::: Data lines :::

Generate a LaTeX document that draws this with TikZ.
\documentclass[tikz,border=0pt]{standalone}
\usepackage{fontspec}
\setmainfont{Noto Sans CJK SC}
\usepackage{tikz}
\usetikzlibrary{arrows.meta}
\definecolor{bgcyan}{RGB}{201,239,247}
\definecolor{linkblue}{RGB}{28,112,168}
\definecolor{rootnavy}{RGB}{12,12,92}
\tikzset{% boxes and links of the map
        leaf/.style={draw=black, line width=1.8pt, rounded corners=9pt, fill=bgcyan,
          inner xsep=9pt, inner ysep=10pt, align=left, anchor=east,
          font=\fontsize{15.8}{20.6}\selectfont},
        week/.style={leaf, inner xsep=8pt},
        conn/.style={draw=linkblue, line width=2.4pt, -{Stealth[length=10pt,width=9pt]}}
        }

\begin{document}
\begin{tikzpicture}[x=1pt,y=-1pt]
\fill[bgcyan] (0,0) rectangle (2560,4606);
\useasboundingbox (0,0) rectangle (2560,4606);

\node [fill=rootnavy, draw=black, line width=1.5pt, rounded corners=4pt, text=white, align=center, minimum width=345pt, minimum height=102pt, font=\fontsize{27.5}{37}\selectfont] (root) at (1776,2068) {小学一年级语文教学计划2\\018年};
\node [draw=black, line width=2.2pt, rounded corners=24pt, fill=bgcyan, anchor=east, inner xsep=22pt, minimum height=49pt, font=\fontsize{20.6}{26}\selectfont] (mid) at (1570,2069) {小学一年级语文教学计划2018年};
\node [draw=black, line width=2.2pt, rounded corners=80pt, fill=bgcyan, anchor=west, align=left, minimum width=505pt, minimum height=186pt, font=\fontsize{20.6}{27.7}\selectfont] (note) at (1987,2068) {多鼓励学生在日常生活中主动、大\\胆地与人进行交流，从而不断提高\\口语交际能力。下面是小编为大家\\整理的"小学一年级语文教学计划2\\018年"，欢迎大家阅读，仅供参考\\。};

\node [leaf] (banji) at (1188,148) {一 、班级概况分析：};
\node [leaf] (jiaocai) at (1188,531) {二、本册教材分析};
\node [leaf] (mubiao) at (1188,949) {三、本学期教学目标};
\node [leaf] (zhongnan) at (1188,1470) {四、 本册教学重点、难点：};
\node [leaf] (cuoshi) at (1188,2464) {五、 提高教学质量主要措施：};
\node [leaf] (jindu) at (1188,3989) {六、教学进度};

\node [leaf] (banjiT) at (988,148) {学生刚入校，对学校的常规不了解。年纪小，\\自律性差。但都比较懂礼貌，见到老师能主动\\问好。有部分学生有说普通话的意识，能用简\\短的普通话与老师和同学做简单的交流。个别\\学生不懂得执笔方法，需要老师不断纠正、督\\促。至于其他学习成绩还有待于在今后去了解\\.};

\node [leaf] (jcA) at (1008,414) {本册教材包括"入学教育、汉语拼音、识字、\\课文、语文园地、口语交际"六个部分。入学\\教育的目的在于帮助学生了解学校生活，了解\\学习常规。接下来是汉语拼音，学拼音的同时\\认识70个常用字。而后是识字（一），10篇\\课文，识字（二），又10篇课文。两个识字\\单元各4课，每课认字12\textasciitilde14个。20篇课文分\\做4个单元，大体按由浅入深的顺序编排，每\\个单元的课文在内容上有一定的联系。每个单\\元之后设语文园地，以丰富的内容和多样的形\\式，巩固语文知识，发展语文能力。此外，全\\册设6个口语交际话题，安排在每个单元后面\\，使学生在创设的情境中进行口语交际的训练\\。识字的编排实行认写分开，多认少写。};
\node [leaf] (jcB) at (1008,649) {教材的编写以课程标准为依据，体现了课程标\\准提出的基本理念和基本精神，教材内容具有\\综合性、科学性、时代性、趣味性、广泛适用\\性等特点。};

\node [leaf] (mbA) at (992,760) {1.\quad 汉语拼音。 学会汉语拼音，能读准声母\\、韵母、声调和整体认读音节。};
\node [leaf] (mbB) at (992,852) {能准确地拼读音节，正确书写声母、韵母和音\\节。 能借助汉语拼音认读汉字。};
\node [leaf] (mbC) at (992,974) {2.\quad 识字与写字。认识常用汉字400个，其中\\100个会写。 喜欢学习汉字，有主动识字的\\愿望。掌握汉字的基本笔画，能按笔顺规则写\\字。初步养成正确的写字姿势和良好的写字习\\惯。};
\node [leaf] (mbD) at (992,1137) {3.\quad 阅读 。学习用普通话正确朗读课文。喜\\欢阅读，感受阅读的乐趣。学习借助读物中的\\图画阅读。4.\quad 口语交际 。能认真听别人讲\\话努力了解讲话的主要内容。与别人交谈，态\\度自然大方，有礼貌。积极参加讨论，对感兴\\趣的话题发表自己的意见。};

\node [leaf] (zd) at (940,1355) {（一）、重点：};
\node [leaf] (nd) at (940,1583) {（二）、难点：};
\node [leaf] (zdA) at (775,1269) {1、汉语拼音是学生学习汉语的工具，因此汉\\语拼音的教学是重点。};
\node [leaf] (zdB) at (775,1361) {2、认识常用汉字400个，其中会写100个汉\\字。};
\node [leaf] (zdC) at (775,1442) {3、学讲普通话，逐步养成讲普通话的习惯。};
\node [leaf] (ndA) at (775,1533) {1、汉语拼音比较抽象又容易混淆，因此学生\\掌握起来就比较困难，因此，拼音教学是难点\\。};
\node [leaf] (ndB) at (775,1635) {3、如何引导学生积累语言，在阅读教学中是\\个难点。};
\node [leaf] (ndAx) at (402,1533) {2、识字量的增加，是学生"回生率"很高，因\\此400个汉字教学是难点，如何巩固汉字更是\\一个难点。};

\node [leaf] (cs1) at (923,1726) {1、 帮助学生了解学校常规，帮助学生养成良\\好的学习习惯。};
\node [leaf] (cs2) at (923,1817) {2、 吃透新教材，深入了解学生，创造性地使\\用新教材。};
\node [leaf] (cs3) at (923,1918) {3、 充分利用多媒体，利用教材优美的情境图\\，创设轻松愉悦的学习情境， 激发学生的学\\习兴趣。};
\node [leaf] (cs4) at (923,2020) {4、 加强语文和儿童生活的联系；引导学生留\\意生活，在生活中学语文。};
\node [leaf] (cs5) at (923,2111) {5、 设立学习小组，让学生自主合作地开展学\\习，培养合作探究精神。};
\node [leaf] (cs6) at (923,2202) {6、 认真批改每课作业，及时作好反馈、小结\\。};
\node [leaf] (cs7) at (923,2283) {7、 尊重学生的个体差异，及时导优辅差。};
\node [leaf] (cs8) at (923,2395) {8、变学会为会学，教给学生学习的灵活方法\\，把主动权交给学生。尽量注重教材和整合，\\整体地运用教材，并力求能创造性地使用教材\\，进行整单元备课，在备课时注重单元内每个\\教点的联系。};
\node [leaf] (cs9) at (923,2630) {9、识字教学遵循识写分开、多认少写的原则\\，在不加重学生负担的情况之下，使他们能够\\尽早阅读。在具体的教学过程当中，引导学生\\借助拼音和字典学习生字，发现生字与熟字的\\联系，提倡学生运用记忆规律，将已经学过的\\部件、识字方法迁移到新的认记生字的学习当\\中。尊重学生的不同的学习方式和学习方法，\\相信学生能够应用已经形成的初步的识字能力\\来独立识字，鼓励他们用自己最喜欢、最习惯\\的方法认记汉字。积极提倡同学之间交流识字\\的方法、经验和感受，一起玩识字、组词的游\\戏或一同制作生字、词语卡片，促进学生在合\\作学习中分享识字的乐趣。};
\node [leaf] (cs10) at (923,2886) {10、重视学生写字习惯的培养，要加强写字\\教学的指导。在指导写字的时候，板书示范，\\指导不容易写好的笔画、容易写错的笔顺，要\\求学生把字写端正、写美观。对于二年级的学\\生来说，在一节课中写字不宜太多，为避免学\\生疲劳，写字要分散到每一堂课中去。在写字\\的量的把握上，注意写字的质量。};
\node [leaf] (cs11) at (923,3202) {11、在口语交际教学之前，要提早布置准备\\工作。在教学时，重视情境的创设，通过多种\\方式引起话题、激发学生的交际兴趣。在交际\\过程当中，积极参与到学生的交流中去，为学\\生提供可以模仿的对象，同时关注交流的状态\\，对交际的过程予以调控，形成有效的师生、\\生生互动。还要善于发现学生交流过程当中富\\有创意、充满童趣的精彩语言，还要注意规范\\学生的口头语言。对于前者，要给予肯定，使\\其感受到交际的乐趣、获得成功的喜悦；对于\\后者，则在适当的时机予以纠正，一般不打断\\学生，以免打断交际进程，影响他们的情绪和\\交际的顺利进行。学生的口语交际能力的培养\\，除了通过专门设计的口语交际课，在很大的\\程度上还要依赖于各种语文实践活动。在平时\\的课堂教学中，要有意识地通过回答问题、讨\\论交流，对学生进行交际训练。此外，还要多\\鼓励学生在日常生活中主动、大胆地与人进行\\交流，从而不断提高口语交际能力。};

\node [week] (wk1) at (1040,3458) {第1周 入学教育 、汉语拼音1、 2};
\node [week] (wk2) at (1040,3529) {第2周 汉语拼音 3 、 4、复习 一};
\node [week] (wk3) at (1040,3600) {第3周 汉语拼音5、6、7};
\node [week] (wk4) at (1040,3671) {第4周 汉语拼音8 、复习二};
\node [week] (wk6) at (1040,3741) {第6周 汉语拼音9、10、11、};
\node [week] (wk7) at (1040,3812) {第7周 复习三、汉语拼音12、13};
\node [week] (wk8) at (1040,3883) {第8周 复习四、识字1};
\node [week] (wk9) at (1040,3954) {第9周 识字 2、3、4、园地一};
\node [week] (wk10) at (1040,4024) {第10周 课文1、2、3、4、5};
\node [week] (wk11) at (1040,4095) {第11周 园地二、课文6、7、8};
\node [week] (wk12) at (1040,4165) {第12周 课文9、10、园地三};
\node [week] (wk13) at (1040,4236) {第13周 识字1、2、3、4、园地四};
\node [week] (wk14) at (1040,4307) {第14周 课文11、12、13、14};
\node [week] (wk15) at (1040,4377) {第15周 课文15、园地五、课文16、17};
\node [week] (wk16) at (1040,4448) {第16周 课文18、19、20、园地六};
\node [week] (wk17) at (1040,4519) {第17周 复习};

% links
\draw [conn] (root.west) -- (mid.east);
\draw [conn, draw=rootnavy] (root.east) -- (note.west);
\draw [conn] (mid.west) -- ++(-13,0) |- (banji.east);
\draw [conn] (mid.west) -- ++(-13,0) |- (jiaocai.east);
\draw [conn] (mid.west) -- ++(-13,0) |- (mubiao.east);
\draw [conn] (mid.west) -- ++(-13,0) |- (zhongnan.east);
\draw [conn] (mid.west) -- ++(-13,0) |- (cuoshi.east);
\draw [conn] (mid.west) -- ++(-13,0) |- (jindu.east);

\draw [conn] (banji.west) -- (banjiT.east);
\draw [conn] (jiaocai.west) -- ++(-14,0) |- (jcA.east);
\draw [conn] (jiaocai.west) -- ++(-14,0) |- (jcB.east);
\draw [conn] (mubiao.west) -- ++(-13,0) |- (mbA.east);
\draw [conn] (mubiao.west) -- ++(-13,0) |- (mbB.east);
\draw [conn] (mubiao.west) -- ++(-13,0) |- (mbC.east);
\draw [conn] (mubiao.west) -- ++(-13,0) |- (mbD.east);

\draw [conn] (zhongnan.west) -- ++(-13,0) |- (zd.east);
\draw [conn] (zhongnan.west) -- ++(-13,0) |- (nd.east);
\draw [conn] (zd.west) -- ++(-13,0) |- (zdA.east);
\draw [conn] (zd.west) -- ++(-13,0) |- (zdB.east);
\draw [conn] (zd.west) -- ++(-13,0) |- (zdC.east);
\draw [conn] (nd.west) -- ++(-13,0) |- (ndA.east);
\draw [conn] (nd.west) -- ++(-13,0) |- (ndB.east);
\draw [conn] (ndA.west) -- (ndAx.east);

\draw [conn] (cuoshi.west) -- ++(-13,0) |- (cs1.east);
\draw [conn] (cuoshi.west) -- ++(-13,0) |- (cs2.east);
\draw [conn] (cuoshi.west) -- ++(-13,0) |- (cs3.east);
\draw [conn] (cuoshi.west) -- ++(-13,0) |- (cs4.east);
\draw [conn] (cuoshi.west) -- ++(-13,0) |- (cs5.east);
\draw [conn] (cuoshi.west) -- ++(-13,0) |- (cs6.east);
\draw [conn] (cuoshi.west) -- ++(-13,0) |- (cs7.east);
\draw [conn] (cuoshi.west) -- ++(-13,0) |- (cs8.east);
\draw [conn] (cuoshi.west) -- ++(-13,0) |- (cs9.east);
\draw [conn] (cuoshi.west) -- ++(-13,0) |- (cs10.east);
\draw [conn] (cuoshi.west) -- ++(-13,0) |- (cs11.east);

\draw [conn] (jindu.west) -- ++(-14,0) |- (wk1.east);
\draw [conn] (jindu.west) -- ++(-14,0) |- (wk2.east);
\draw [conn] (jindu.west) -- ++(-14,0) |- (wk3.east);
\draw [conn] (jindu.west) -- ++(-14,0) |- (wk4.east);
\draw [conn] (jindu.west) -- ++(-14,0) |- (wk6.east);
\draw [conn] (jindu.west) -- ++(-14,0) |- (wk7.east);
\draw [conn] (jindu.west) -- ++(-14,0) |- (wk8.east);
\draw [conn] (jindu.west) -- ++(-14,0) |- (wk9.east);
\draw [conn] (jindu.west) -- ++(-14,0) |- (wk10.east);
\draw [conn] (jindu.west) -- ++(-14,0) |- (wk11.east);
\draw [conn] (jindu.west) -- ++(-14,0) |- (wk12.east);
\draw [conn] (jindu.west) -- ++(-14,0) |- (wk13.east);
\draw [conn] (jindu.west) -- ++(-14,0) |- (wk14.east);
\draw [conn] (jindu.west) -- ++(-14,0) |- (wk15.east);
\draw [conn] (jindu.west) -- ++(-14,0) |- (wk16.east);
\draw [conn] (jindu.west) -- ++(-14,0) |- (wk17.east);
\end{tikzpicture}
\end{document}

:::

# Problem requirements
Quote only the stretch of lines that starts the data above and ends with the line containing "[leaf] (banjiT) at", both included.

# Written answer
Generate a LaTeX document that draws this with TikZ.
\documentclass[tikz,border=0pt]{standalone}
\usepackage{fontspec}
\setmainfont{Noto Sans CJK SC}
\usepackage{tikz}
\usetikzlibrary{arrows.meta}
\definecolor{bgcyan}{RGB}{201,239,247}
\definecolor{linkblue}{RGB}{28,112,168}
\definecolor{rootnavy}{RGB}{12,12,92}
\tikzset{% boxes and links of the map
        leaf/.style={draw=black, line width=1.8pt, rounded corners=9pt, fill=bgcyan,
          inner xsep=9pt, inner ysep=10pt, align=left, anchor=east,
          font=\fontsize{15.8}{20.6}\selectfont},
        week/.style={leaf, inner xsep=8pt},
        conn/.style={draw=linkblue, line width=2.4pt, -{Stealth[length=10pt,width=9pt]}}
        }

\begin{document}
\begin{tikzpicture}[x=1pt,y=-1pt]
\fill[bgcyan] (0,0) rectangle (2560,4606);
\useasboundingbox (0,0) rectangle (2560,4606);

\node [fill=rootnavy, draw=black, line width=1.5pt, rounded corners=4pt, text=white, align=center, minimum width=345pt, minimum height=102pt, font=\fontsize{27.5}{37}\selectfont] (root) at (1776,2068) {小学一年级语文教学计划2\\018年};
\node [draw=black, line width=2.2pt, rounded corners=24pt, fill=bgcyan, anchor=east, inner xsep=22pt, minimum height=49pt, font=\fontsize{20.6}{26}\selectfont] (mid) at (1570,2069) {小学一年级语文教学计划2018年};
\node [draw=black, line width=2.2pt, rounded corners=80pt, fill=bgcyan, anchor=west, align=left, minimum width=505pt, minimum height=186pt, font=\fontsize{20.6}{27.7}\selectfont] (note) at (1987,2068) {多鼓励学生在日常生活中主动、大\\胆地与人进行交流，从而不断提高\\口语交际能力。下面是小编为大家\\整理的"小学一年级语文教学计划2\\018年"，欢迎大家阅读，仅供参考\\。};

\node [leaf] (banji) at (1188,148) {一 、班级概况分析：};
\node [leaf] (jiaocai) at (1188,531) {二、本册教材分析};
\node [leaf] (mubiao) at (1188,949) {三、本学期教学目标};
\node [leaf] (zhongnan) at (1188,1470) {四、 本册教学重点、难点：};
\node [leaf] (cuoshi) at (1188,2464) {五、 提高教学质量主要措施：};
\node [leaf] (jindu) at (1188,3989) {六、教学进度};

\node [leaf] (banjiT) at (988,148) {学生刚入校，对学校的常规不了解。年纪小，\\自律性差。但都比较懂礼貌，见到老师能主动\\问好。有部分学生有说普通话的意识，能用简\\短的普通话与老师和同学做简单的交流。个别\\学生不懂得执笔方法，需要老师不断纠正、督\\促。至于其他学习成绩还有待于在今后去了解\\.};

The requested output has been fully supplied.